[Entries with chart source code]
┌────────

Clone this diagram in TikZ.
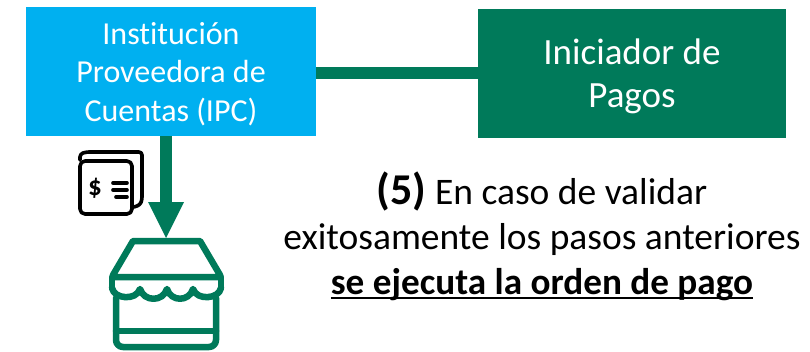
\documentclass[tikz,border=0pt]{standalone}
\usepackage{fontspec}
\setmainfont[Ligatures=NoCommon]{Carlito}
\usetikzlibrary{arrows.meta}
\definecolor{pgreen}{HTML}{007A5A}
\definecolor{pblue}{HTML}{00B0F0}
\newcommand\thickul[1]{\leavevmode\vtop{\hbox{#1}\kern-4pt\hrule height 2.6pt}}
\tikzset{
 x=1pt,y=-1pt,
 boxn/.style={draw=none,inner sep=0pt,align=center,text=white},
 link/.style={draw=pgreen,line width=12pt},
 doc/.style={draw=black,line width=3.6pt,line join=round,line cap=round},
 shop/.style={draw=pgreen,line width=6.5pt,line join=round,line cap=round},
}
\begin{document}
\begin{tikzpicture}
\useasboundingbox (0,0) rectangle (810,351);
\node[boxn,fill=pblue,minimum width=290pt,minimum height=129pt] (ipc) at (171,71.5) {};
\node[inner sep=0pt,align=center,text=white,font=\fontsize{32}{38.5}\selectfont] (ipct) at (171,74) {Institución\\Proveedora de\\Cuentas (IPC)};
\node[boxn,fill=pgreen,minimum width=308pt,minimum height=129pt] (ini) at (632,73.5) {};
\node[inner sep=0pt,align=center,text=white,font=\fontsize{37}{43}\selectfont] (init) at (632,76.5) {Iniciador de\\Pagos};
\coordinate (mid) at (ini.west |- 0,73);
\draw[link] (ipc.east |- mid) -- (mid);
\coordinate (tip) at (166,238);
\fill[pgreen] (148,202) -- (184,202) -- (tip) -- cycle;
\draw[link] (ipc.south -| tip) -- (166,203);
\node[inner sep=0pt,align=center,font=\fontsize{37.5}{45}\selectfont] (txt) at (542,235.5) {{\fontsize{44}{45}\selectfont\textbf{(5)}} En caso de validar\\exitosamente los pasos anteriores\\\thickul{\fontsize{37.2}{45}\selectfont\textbf{se ejecuta la orden de pago}}};
% document icon
\draw[doc,rounded corners=3pt] (134,207) -- (140,205) -- (142,200) -- (142,152) -- (86,152) -- (80,154) -- (80,160);
\draw[doc,fill=white,rounded corners=5pt] (80,161) rectangle (132,214);
\node[inner sep=0pt,font=\fontsize{27}{27}\selectfont\bfseries] (dollar) at (95,188) {\$};
\foreach \yy/\a/\b in {183/113/127,190/113/127,197/116/127}{
 \draw[black,line width=3.6pt,line cap=round] (\a,\yy) -- (\b,\yy);
}
% store icon
\draw[shop] (133,241) -- (200,241) -- (220,275) -- (220,277) -- (113,277) -- (113,275) -- cycle;
\draw[shop] (112,277) -- (112,288);
\draw[shop] (221,277) -- (221,288);
\draw[shop] (112,288) .. controls (114,299) and (136,301) .. (140,289) .. controls (144,302) and (163,302) .. (167,289) .. controls (171,302) and (189,302) .. (193,289) .. controls (197,301) and (219,299) .. (221,288);
\draw[shop,rounded corners=7pt] (116,298) -- (116,347) -- (216,347) -- (216,298);
\draw[shop] (116,331) -- (216,331);
\end{tikzpicture}
\end{document}
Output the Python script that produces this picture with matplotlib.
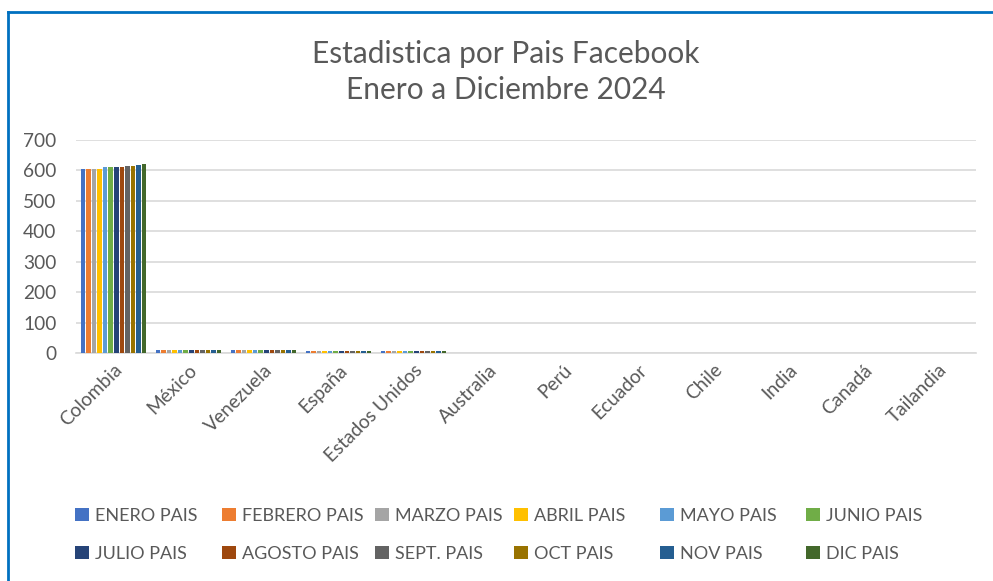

└────────

[Work to be completed] Each line of the data should be quoted exactly, with pictures left out.

[Result below]
Clone this diagram in TikZ.
\documentclass[tikz,border=0pt]{standalone}
\usepackage{fontspec}
\setmainfont[Ligatures=NoCommon]{Carlito}
\usetikzlibrary{arrows.meta}
\definecolor{pgreen}{HTML}{007A5A}
\definecolor{pblue}{HTML}{00B0F0}
\newcommand\thickul[1]{\leavevmode\vtop{\hbox{#1}\kern-4pt\hrule height 2.6pt}}
\tikzset{
 x=1pt,y=-1pt,
 boxn/.style={draw=none,inner sep=0pt,align=center,text=white},
 link/.style={draw=pgreen,line width=12pt},
 doc/.style={draw=black,line width=3.6pt,line join=round,line cap=round},
 shop/.style={draw=pgreen,line width=6.5pt,line join=round,line cap=round},
}
\begin{document}
\begin{tikzpicture}
\useasboundingbox (0,0) rectangle (810,351);
\node[boxn,fill=pblue,minimum width=290pt,minimum height=129pt] (ipc) at (171,71.5) {};
\node[inner sep=0pt,align=center,text=white,font=\fontsize{32}{38.5}\selectfont] (ipct) at (171,74) {Institución\\Proveedora de\\Cuentas (IPC)};
\node[boxn,fill=pgreen,minimum width=308pt,minimum height=129pt] (ini) at (632,73.5) {};
\node[inner sep=0pt,align=center,text=white,font=\fontsize{37}{43}\selectfont] (init) at (632,76.5) {Iniciador de\\Pagos};
\coordinate (mid) at (ini.west |- 0,73);
\draw[link] (ipc.east |- mid) -- (mid);
\coordinate (tip) at (166,238);
\fill[pgreen] (148,202) -- (184,202) -- (tip) -- cycle;
\draw[link] (ipc.south -| tip) -- (166,203);
\node[inner sep=0pt,align=center,font=\fontsize{37.5}{45}\selectfont] (txt) at (542,235.5) {{\fontsize{44}{45}\selectfont\textbf{(5)}} En caso de validar\\exitosamente los pasos anteriores\\\thickul{\fontsize{37.2}{45}\selectfont\textbf{se ejecuta la orden de pago}}};
% document icon
\draw[doc,rounded corners=3pt] (134,207) -- (140,205) -- (142,200) -- (142,152) -- (86,152) -- (80,154) -- (80,160);
\draw[doc,fill=white,rounded corners=5pt] (80,161) rectangle (132,214);
\node[inner sep=0pt,font=\fontsize{27}{27}\selectfont\bfseries] (dollar) at (95,188) {\$};
\foreach \yy/\a/\b in {183/113/127,190/113/127,197/116/127}{
 \draw[black,line width=3.6pt,line cap=round] (\a,\yy) -- (\b,\yy);
}
% store icon
\draw[shop] (133,241) -- (200,241) -- (220,275) -- (220,277) -- (113,277) -- (113,275) -- cycle;
\draw[shop] (112,277) -- (112,288);
\draw[shop] (221,277) -- (221,288);
\draw[shop] (112,288) .. controls (114,299) and (136,301) .. (140,289) .. controls (144,302) and (163,302) .. (167,289) .. controls (171,302) and (189,302) .. (193,289) .. controls (197,301) and (219,299) .. (221,288);
\draw[shop,rounded corners=7pt] (116,298) -- (116,347) -- (216,347) -- (216,298);
\draw[shop] (116,331) -- (216,331);
\end{tikzpicture}
\end{document}
Output the Python script that produces this picture with matplotlib.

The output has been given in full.